Makedonya’daki son durağımız olan Ohri’ye akşam saatlerinde vardık. Göl kenarındaki bir otele yerleşmiştik. Aslında göl kenarında olduğumuzu da sabah anlayabildik. Akşam vakti zifiri karanlıktan dolayı gölü fark edememiştik. Sabah da kalkar kalkmaz masmavi sularıyla Ohri Gölü’nü karşımızda görünce oldukça şaşırmıştık.
Biran evvel Tiran’a geçeceğimiz için “Balkanların İncisi” diye anılan Ohri’de fazla zaman geçiremedik. Eski Çarşıda biraz dolaştıktan sonra gölde kısa bir tekne turu yaptık. Avrupa’nın en derin gölü olan Ohri Gölü berraklığıyla göz kamaştırıyordu. Teknenin kaptanı gölde 17 cins balık yaşadığını söylese de bize pek inandırıcı gelmedi. Çünkü “Say hadi” dediğimizde 6 tanesini sayabilmişti.
Tekne turunun ardından otobüse doğru ilerlerken elektrik direklerine ve duvarlardaki panolara asılan afişler dikkatimizi çekmişti. Bu afişlerde isimler ve tarihler hariç yazılan her şey aynıydı. Afişlerin köşelerindeki haç işaretleri ve afişte belirtilen tarihlerden birinin yakın tarihten olmasından bu afişlerin bir nevi taziye afişi olduğunu anladık. Anladığımız kadarıyla ölümleri bu şekilde ahaliye duyuruyorlardı. Umarım doğru anlamışızdır.
Daha sonra otobüsümüze binip Osmanlı’nın beş yüz sene hüküm sürdüğü bu şehirden, Makedonya’daki son durağımız Ohri’den ayrılmış olduk.

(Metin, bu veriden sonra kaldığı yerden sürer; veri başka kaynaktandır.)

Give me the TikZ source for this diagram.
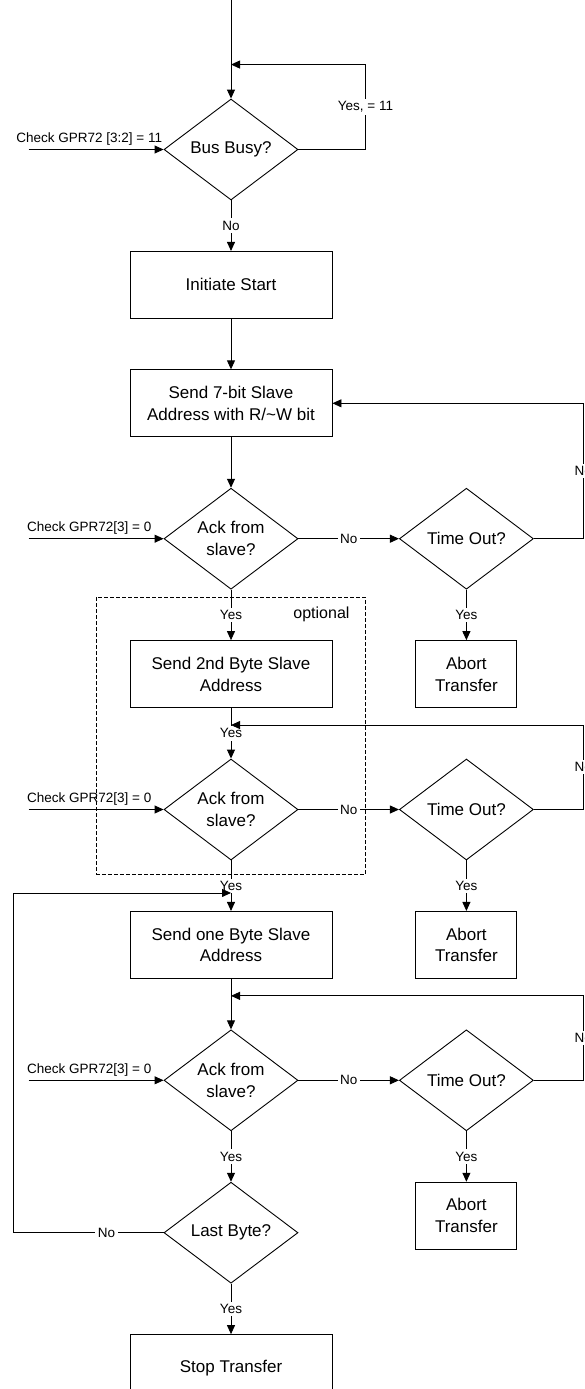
\documentclass[tikz,border=0pt]{standalone}
\usepackage{fontspec}
\setmainfont{Liberation Sans}
\usetikzlibrary{shapes.geometric, arrows.meta, positioning, calc}

\tikzset{
  box/.style = {draw, rectangle, minimum width=202pt, minimum height=67pt, inner sep=0pt, align=center, font=\fontsize{17}{21.7}\selectfont},
  abortbox/.style = {box, minimum width=101pt},
  decision/.style = {draw, diamond, aspect=1.34, minimum width=134pt, minimum height=101pt, inner sep=0pt, align=center, font=\fontsize{17}{21.7}\selectfont},
  lbl/.style = {fill=white, inner sep=2.5pt, font=\fontsize{13.5}{16}\selectfont},
  cond/.style = {above, inner sep=4pt, font=\fontsize{13.5}{16}\selectfont},
  flow/.style = {-{Triangle[length=9pt, width=8pt]}},
}

\begin{document}
\begin{tikzpicture}[x=1pt, y=1pt, line width=0.9pt, node distance=50.5pt]
\clip (0,0) rectangle (584,-1389);

\node [decision] (bus) at (231,-149.5) {Bus Busy?};
\node [box, below=of bus] (init) {Initiate Start};
\node [box, below=of init] (addr7) {Send 7-bit Slave\\Address with R/\textasciitilde W bit};
\node [decision, below=of addr7] (ack1) {Ack from\\slave?};
\node [box, below=of ack1] (addr2) {Send 2nd Byte Slave\\Address};
\node [decision, below=of addr2] (ack2) {Ack from\\slave?};
\node [box, below=of ack2] (addr1) {Send one Byte Slave\\Address};
\node [decision, below=of addr1] (ack3) {Ack from\\slave?};
\node [decision, below=of ack3] (last) {Last Byte?};
\node [box, below=of last] (stop) {Stop Transfer};

\node [decision, right=100.5pt of ack1] (tout1) {Time Out?};
\node [decision, right=100.5pt of ack2] (tout2) {Time Out?};
\node [decision, right=100.5pt of ack3] (tout3) {Time Out?};
\node [abortbox, below=of tout1] (abort1) {Abort\\Transfer};
\node [abortbox, below=of tout2] (abort2) {Abort\\Transfer};
\node [abortbox, below=of tout3] (abort3) {Abort\\Transfer};

\coordinate (start) at (bus.north |- 0,0);
\coordinate (j0) at ($(bus.north)+(0,34)$);
\coordinate (r0) at ($(bus.east)+(67,0)$);
\coordinate (j2) at ($(addr2.south)+(0,-17)$);
\coordinate (j3) at ($(addr1.south)+(0,-17)$);
\coordinate (j4) at ($(addr1.north)+(0,18)$);
\coordinate (l4) at ($(last.west)+(-150,0)$);
\coordinate (r1) at ($(tout1.east)+(49.5,0)$);
\coordinate (r2) at ($(tout2.east)+(49.5,0)$);
\coordinate (r3) at ($(tout3.east)+(49.5,0)$);
\coordinate (c0) at ($(bus.west)+(-135,0)$);
\coordinate (c1) at ($(ack1.west)+(-135,0)$);
\coordinate (c2) at ($(ack2.west)+(-135,0)$);
\coordinate (c3) at ($(ack3.west)+(-135,0)$);

\draw [flow] (start) -- (bus.north);
\draw [flow] (bus.east) -- (r0) -- node [lbl] {Yes, = 11} (r0 |- j0) -- (j0);
\draw [flow] (c0) -- node [cond, pos=0.45] {Check GPR72 [3:2] = 11} (bus.west);
\draw [flow] (bus.south) -- node [lbl] {No} (init.north);
\draw [flow] (init) -- (addr7);
\draw [flow] (addr7) -- (ack1);

\draw [flow] (c1) -- node [cond, pos=0.45] {Check GPR72[3] = 0} (ack1.west);
\draw [flow] (ack1) -- node [lbl] {No} (tout1);
\draw [flow] (tout1.east) -- (r1) -- node [lbl] {No} (r1 |- addr7.east) -- (addr7.east);
\draw [flow] (tout1.south) -- node [lbl] {Yes} (abort1.north);
\draw [flow] (ack1.south) -- node [lbl] {Yes} (addr2.north);

\draw [flow] (addr2.south) -- node [lbl] {Yes} (ack2.north);
\draw [flow] (c2) -- node [cond, pos=0.45] {Check GPR72[3] = 0} (ack2.west);
\draw [flow] (ack2) -- node [lbl] {No} (tout2);
\draw [flow] (tout2.east) -- (r2) -- node [lbl] {No} (r2 |- j2) -- (j2);
\draw [flow] (tout2.south) -- node [lbl] {Yes} (abort2.north);
\draw [flow] (ack2.south) -- node [lbl] {Yes} (addr1.north);

\draw [flow] (addr1) -- (ack3);
\draw [flow] (tout3.east) -- (r3) -- node [lbl] {No} (r3 |- j3) -- (j3);
\draw [flow] (c3) -- node [cond, pos=0.45] {Check GPR72[3] = 0} (ack3.west);
\draw [flow] (ack3) -- node [lbl] {No} (tout3);
\draw [flow] (tout3.south) -- node [lbl] {Yes} (abort3.north);
\draw [flow] (ack3.south) -- node [lbl] {Yes} (last.north);

\draw [flow] (last.west) -- node [lbl, pos=0.38] {No} (l4) -- (l4 |- j4) -- (j4);
\draw [flow] (last.south) -- node [lbl] {Yes} (stop.north);

\draw [dashed, dash pattern=on 4pt off 2pt, line width=0.8pt] ($(addr2.west |- ack1.south)+(-33,-7.5)$) rectangle ($(addr2.east |- ack2.south)+(33,-13.5)$);
\node [font=\fontsize{16}{19}\selectfont] (optional) at ($(addr2.north east)+(-11,26)$) {optional};

\end{tikzpicture}
\end{document}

Nüfusunun yarısından fazlası Müslüman olan Makedonya’da senelerdir büyük bir karmaşa hâkim. Ulus devletliğini kanıtlamaya çalışan ülke parçalanma tehlikesiyle de karşı karşıya. Tarihi kaynaklarda Makedon diye bir milletin olduğuna bir türlü ulaşılamamış. Aslında Makedonya ismi birçok kaynakta geçiyor; fakat bu isimlendirme coğrafi bir isimlendirme olarak belirtiliyor. Hatta bu coğrafya üçe bölünüyor. Selanik ve batısında kalan Yunanistan topraklarına Ege Makedonyası, Bulgaristan sınırları içinde yer alan ve Sofya’ya yakın olan topraklara Sofya Makedonyası, günümüzdeki Makedonya’nın olduğu bölgeye de Vardar Makedonyası ismi veriliyormuş. İdari birim olarak da Üsküp eyaleti Osmanlı kaynaklarında yer alıyormuş. Hatta hükümet, ulus devletliğini kanıtlamak için Osmanlı kaynaklarında geçen “Üsküp” ibarelerini “Makedonya” olarak çeviriyormuş. Özellikle Yunanistan’la birçok konuda çekişme halinde olan ülkenin parçalanması ya da komşu ülkelere paylaştırılması an meselesiymiş. Hatta ülkede yaşayanların bir kısmı (Bu kısmın çoğunluğu Arnavutlardan oluşuyor) kendi bayraklarını ve ülkelerini tanımıyor. Arnavutluk bayraklarını birçok yerde görebilirsiniz.
Türkiye, Makedonya’ya son yıllarda büyük yatırımlar yapmış. Birçok Türk şirket burada temsilcilik açmış. Dükkânlarda da Türkçe levhalar dikkat çekiyor. Esnafların büyük çoğunluğunun da anlaşabileceğiniz kadar Türkçe bilmesi seyahatinizi kolaylaştırıyor. Fakat buradaki durum da Yunanistan’dakine benziyor.Tamamen duygusal! Ülkeye en çok yatırım yapan ikinci ülke Türkiye olduğu için ve en çok turist de Türkiye’den geldiği için bu Türkçe öğrenme çabası. Ee! Nasıl biz kendimizi İngilizce öğrenmeye mahkûm olmuş gibi hissediyorsak onlar da Türkçe öğrenmek zorunda olduklarını hissediyorlar.